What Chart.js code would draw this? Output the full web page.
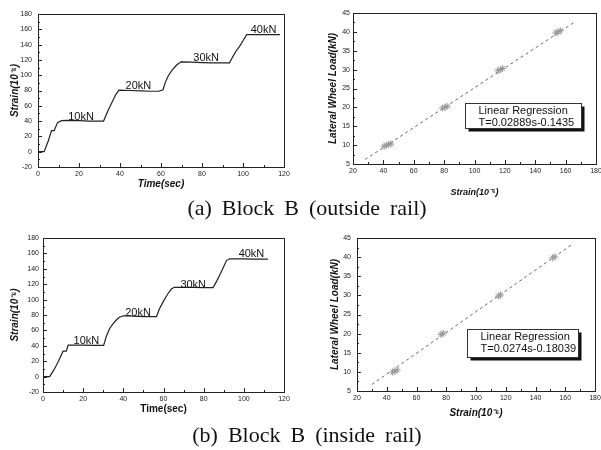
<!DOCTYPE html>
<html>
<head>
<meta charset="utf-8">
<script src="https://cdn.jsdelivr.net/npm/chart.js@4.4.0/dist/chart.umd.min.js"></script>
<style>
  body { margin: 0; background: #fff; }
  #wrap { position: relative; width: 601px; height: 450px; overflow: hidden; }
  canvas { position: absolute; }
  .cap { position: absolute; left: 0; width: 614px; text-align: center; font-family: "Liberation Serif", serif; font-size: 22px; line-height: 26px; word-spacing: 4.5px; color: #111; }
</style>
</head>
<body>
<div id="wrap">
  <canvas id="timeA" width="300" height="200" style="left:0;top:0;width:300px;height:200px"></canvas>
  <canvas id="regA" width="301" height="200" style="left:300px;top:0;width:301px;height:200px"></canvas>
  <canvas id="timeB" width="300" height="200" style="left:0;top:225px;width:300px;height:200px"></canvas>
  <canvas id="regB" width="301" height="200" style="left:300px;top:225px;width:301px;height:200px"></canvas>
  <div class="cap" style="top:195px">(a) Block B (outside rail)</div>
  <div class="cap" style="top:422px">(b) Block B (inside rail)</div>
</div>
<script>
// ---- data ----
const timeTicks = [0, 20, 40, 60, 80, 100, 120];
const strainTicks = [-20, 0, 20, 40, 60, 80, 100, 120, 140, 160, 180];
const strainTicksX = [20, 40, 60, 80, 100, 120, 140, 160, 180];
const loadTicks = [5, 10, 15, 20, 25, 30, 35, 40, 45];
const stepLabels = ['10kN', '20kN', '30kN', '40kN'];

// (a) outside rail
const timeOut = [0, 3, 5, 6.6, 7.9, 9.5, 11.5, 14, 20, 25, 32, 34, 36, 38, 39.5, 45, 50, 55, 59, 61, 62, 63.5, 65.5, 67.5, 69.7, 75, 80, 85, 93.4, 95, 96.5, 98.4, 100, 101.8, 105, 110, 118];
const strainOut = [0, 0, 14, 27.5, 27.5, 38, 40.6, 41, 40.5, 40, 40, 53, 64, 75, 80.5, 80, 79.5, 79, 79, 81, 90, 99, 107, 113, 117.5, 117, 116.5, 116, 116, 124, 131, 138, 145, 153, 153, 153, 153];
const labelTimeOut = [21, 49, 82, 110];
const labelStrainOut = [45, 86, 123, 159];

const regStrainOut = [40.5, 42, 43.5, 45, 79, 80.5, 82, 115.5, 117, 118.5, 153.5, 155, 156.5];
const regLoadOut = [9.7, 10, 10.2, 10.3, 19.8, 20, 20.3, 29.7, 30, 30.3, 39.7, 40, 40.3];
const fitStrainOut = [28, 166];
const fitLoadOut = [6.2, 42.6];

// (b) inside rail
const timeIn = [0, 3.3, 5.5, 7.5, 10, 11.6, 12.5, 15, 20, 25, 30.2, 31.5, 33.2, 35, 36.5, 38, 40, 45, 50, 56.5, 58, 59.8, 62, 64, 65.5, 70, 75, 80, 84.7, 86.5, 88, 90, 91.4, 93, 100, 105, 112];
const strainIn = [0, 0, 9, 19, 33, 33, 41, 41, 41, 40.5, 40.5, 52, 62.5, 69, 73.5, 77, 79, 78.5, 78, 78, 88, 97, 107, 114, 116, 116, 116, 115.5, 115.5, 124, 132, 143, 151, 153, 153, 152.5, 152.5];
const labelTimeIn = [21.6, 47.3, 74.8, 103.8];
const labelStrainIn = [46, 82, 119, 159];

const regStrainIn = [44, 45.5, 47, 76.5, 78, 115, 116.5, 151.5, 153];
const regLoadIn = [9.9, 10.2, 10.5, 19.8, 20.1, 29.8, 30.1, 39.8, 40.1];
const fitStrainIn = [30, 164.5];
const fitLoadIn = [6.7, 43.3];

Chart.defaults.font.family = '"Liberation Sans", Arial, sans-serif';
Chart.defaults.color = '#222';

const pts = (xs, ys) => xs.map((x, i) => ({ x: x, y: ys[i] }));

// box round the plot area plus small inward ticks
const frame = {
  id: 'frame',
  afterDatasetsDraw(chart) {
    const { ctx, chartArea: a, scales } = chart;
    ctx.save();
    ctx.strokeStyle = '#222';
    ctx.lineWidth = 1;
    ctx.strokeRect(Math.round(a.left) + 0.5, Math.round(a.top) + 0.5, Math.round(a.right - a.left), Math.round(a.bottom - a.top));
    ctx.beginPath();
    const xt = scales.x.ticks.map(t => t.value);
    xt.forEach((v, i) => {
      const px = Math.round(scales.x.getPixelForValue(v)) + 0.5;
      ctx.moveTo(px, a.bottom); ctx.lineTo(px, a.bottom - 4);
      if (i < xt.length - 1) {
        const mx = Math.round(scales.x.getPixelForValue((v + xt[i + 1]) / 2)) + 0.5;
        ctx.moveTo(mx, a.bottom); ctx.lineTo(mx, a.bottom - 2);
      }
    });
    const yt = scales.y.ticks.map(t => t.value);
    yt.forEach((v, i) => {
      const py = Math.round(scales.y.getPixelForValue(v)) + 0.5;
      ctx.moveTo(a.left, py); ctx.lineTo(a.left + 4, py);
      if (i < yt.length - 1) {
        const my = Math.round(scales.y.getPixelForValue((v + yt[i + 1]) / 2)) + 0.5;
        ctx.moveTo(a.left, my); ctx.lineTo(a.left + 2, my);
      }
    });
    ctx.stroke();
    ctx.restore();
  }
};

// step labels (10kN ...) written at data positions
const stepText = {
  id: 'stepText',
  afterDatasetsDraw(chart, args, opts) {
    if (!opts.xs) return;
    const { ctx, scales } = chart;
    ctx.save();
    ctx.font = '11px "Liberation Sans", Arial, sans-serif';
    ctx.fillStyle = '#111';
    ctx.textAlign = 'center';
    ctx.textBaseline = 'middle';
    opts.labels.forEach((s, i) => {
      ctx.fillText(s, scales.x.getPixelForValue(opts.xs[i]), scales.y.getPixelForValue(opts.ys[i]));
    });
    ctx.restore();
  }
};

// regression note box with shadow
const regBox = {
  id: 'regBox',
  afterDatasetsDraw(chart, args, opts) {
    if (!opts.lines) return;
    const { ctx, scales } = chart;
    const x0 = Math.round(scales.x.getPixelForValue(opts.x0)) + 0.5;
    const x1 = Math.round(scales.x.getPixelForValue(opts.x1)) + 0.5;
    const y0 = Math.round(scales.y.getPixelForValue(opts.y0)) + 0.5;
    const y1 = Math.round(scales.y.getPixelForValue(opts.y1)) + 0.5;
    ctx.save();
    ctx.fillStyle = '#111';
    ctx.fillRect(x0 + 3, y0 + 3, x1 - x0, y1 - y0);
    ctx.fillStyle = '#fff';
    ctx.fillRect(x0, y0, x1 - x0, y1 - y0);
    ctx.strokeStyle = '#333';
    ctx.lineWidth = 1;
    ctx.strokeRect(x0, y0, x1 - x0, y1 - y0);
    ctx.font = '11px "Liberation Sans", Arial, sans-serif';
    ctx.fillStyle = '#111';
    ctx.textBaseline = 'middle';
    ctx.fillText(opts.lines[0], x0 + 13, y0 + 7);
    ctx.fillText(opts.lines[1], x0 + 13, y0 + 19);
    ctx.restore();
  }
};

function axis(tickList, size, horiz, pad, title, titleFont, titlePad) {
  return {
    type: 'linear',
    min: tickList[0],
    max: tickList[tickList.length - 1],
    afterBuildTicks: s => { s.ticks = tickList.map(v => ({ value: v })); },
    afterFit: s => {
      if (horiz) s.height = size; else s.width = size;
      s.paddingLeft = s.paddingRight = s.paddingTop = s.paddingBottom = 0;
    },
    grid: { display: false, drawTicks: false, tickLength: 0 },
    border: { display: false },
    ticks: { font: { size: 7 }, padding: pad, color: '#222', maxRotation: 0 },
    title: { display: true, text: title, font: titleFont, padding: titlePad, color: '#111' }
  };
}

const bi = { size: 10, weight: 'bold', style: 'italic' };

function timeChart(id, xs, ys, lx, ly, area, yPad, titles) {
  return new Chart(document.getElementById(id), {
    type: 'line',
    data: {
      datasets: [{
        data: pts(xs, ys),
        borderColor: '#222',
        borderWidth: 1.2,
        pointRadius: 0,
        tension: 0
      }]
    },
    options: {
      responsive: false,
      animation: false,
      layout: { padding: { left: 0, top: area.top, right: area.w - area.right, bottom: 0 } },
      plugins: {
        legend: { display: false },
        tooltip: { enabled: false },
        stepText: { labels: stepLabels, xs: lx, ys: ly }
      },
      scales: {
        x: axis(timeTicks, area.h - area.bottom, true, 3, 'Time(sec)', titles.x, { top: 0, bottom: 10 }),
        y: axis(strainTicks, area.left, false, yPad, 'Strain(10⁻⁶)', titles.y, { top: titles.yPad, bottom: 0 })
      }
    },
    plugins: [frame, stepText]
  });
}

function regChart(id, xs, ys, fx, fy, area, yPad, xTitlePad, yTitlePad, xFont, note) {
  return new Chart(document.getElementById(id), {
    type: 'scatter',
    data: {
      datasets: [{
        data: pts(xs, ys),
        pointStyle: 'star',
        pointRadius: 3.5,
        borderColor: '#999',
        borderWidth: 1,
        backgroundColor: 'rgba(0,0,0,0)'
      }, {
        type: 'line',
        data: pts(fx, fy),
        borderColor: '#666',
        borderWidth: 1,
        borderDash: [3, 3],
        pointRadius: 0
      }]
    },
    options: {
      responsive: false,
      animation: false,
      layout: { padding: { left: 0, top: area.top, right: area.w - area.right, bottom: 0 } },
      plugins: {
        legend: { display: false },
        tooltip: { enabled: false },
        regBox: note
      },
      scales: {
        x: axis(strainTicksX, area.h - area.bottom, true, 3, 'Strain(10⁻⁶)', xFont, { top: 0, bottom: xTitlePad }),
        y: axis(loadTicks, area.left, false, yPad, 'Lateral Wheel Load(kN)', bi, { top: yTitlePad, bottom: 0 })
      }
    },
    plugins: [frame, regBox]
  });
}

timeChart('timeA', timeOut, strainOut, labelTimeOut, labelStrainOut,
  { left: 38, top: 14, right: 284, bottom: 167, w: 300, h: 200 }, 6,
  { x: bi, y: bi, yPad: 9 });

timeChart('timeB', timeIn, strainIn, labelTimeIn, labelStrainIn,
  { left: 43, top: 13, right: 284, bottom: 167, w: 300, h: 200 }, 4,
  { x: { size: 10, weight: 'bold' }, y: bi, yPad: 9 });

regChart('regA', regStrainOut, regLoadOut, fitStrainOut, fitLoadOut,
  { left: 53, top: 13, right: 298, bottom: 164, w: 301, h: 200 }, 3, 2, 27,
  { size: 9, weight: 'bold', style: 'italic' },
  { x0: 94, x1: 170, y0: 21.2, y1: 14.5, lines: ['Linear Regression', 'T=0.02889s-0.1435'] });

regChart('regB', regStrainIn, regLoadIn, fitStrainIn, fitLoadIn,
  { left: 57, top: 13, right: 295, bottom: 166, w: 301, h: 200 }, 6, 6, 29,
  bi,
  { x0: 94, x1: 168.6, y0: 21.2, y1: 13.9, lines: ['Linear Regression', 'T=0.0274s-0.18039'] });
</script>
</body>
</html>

==

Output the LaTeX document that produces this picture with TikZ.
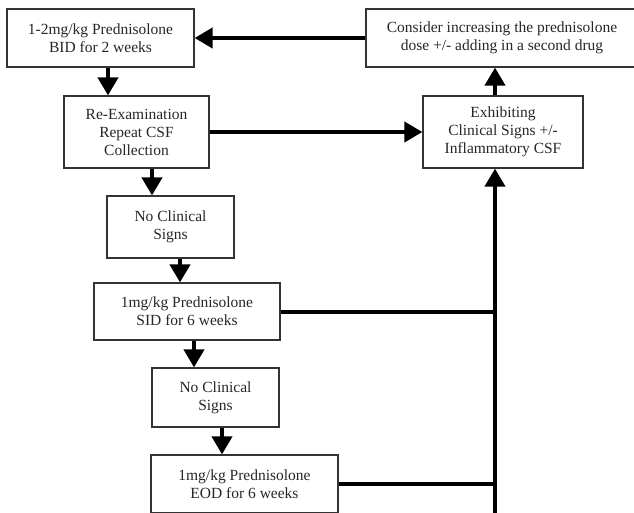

--

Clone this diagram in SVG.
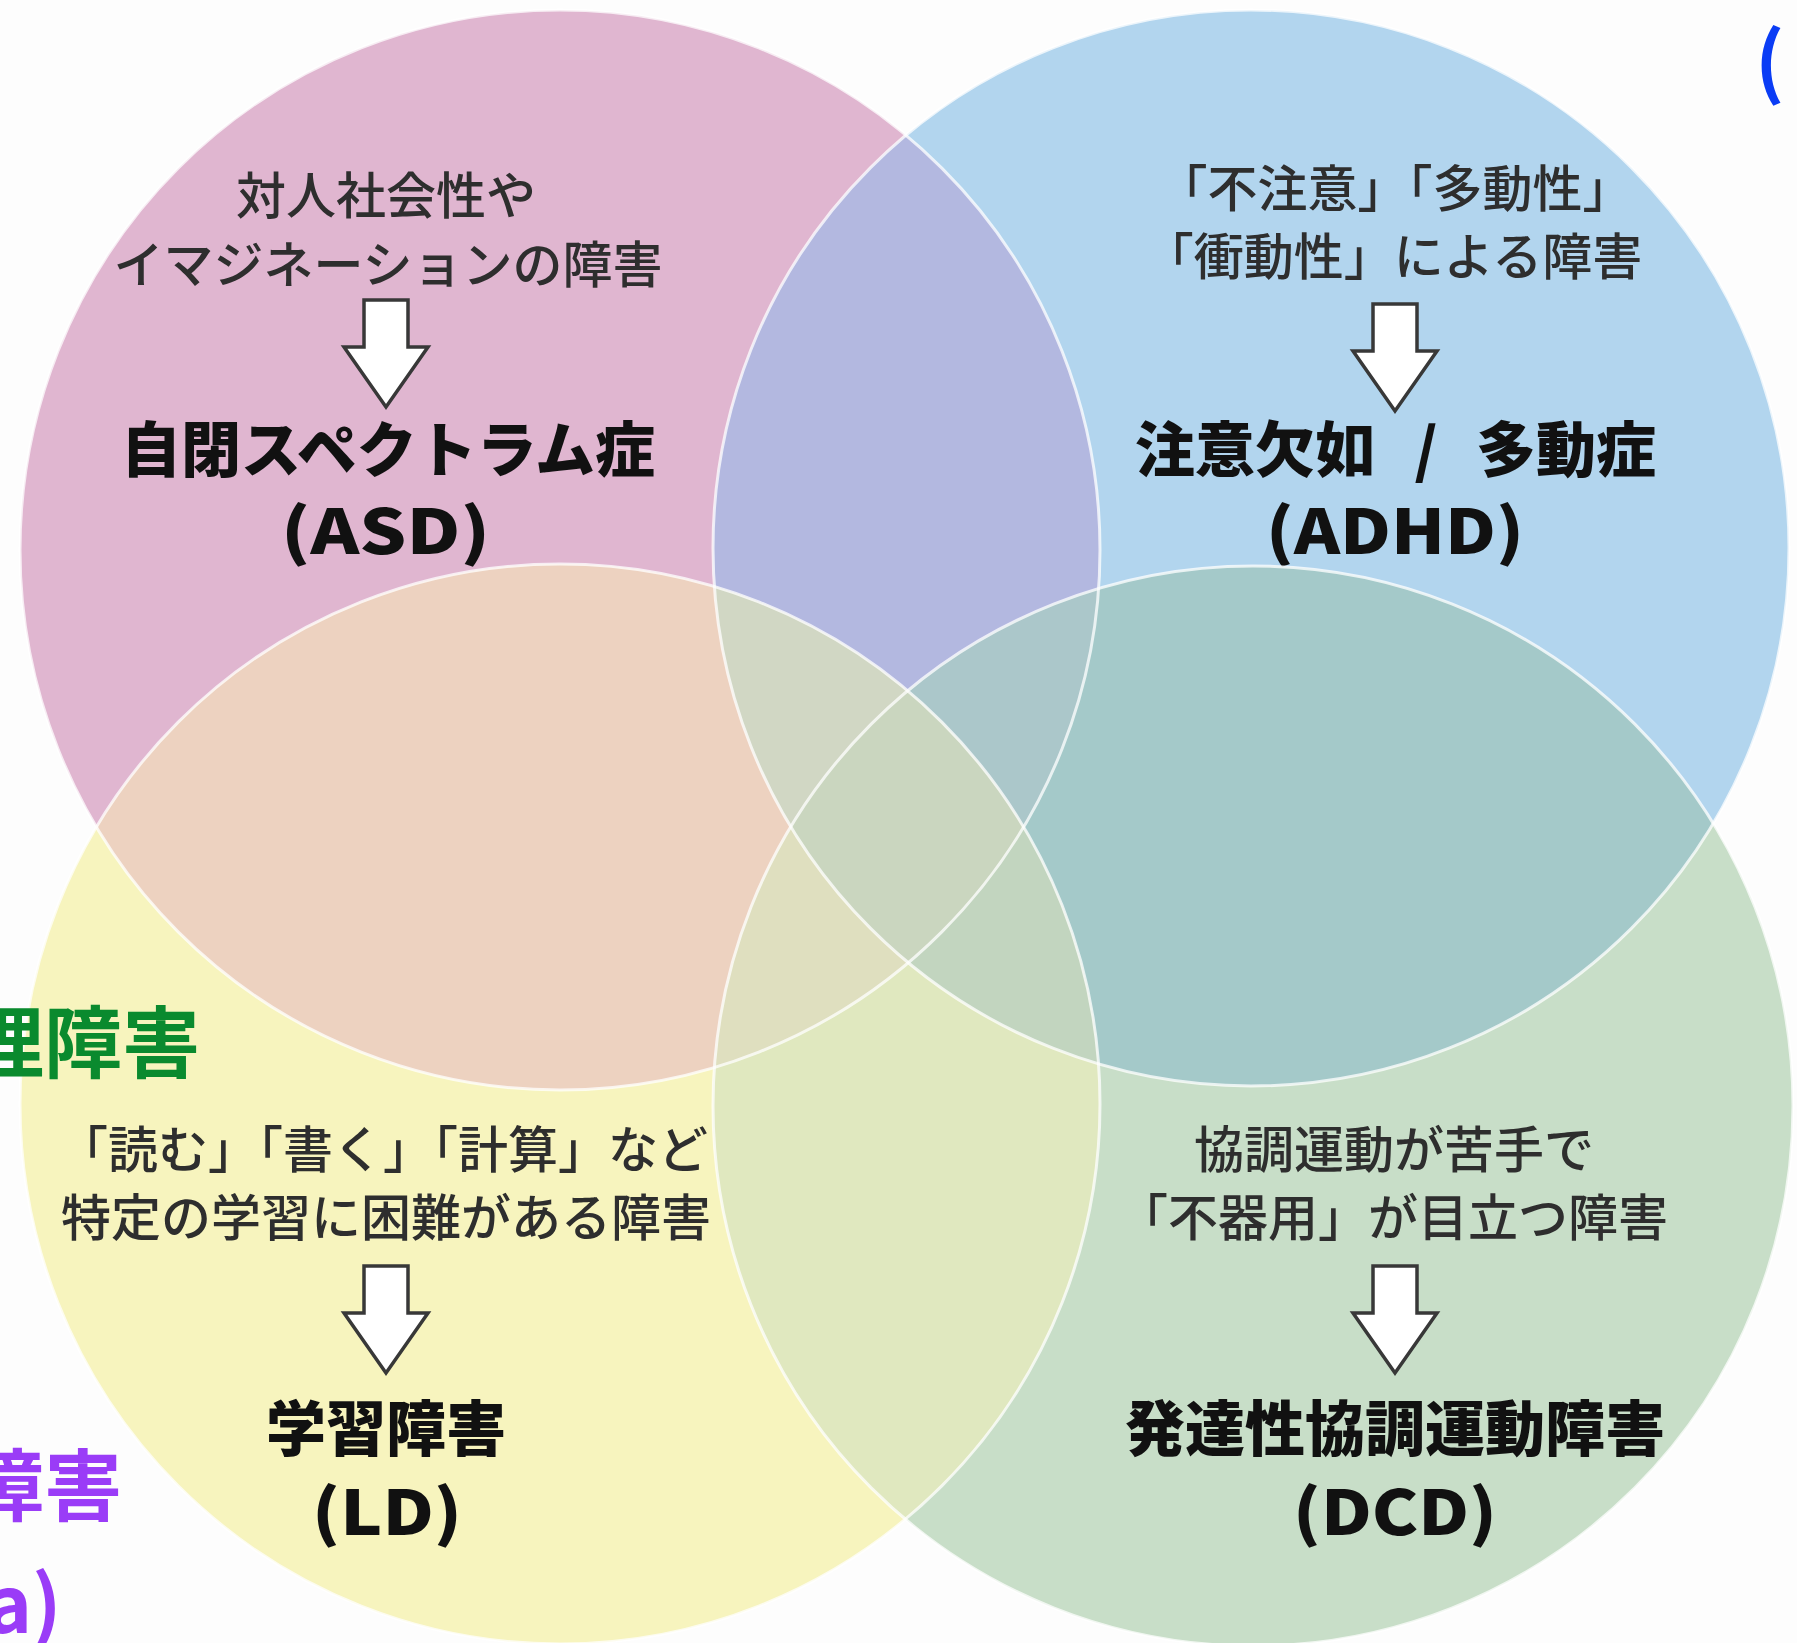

What you will do: Pull out all lines of the data with the string "this".

Correct output:
What Chart.js code would draw this? Output the full web page.
Output the LaTeX document that produces this picture with TikZ.
Clone this diagram in SVG.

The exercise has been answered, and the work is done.